Susan and Karen Brock and I have been kicking around all the words we can think of that might both describe the spirit of the women, the beauty of the work, and its economic importance to them and their families. And play well with Google. Help us out here. What grabs you? What would be better? Send your good ideas and strong opinions to (If you come up with a terrific title and we use it, we’ll send you a copy of the book, gratis!)

The Possibilities:

Weaving Power: Rural Women Entrepreneurs in Morocco (though not all are weavers)

Hands with Power, or Persistent Hands

Beauty and something about hidden power or support

Stories of Beauty, Hands of Power: Women Artisans of Morocco

Women Artisans of Morocco: A Wealth of Spirit, Pride, and Persistence

Women’s Textiles in Morocco: A Wealth of Strength and Resilience

Beauty, Strength, and Spirit: Women Artisans of Morocco

A Tradition of Persistence: Women Artisans of Morocco

Pride and Persistence: The Future of Women Artisans in Morocco

And so forth.
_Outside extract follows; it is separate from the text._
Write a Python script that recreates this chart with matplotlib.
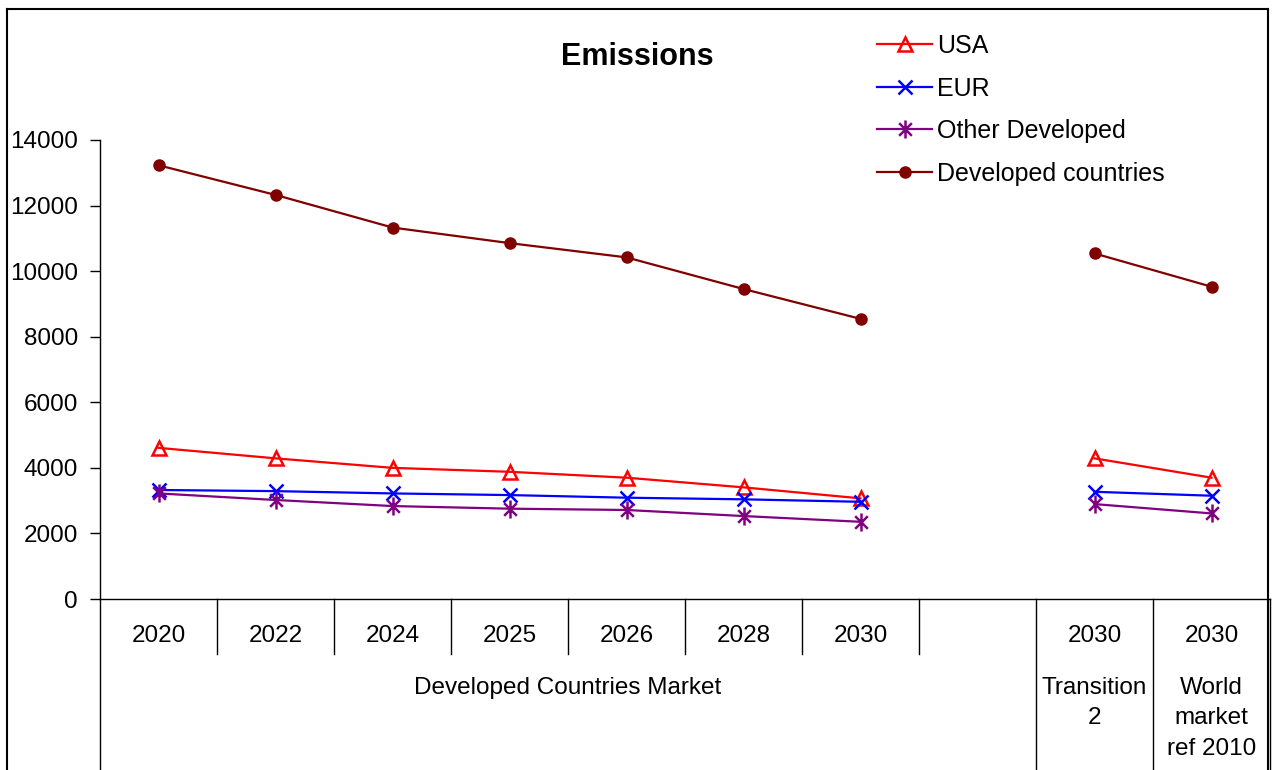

When I worked at Interweave, we had endless meetings with many, many people to determine the titles of the books we published. I remember one in particular for a book of handcrafted toy patterns—it went on and on for hours, and in exhaustion or desperation or brilliance, we called the book Stitchy Kitty Fuzzy Puppy. (Thank you, Anne Merrow.) We sold a lot of those books. Did the title help, or hurt sales? Nobody knows.

All photos by the masterful Joe Coca.

Thrums Books: The World in Textiles. Available at ClothRoads, Amazon, and at your favorite local bookshop.


14 thoughts on “The Name Game, or The Road to Marrakesh

  1. Kay Ostrom says:

    Morocco: Women Artisans and their Threads for Life

    This was a great project. By now, the title is long before chosen, I am sure. I really look forward to getting a copy of Susan’s book.

  2. Hicham Achelh says:

    Thanks a lot for this effort. It is really heart-warming that foreign researchers show a deep interest in writing about the traditions of my country. I am from Marrakesh, a Moroccan city known for its traditional carpet and rug-making. In fact, I love the idea of the book and it will be of great use to people willing to explore the country and its exotic handicraft. As a suggestion, I would like to name the book as “Women Artisans of Morocco: Eternal Wealth of Beauty, Pride, and Persistence”. Hope this one will be the best

  3. Dorothy says:

    Putting “Women Artisans of Morocco” first in the title makes the most important words more prominent and then “Spirit, Pride and Persistence”. “A Wealth of” is unnecessary. I think of all the women artisans we met as having those qualities and not so much some of the other descriptors suggested.

  4. Claire Nagel says:

    I like “Beauty, Strength and Spirit: Women Artisans of Morocco”.
    Three strong words and the title is not too long.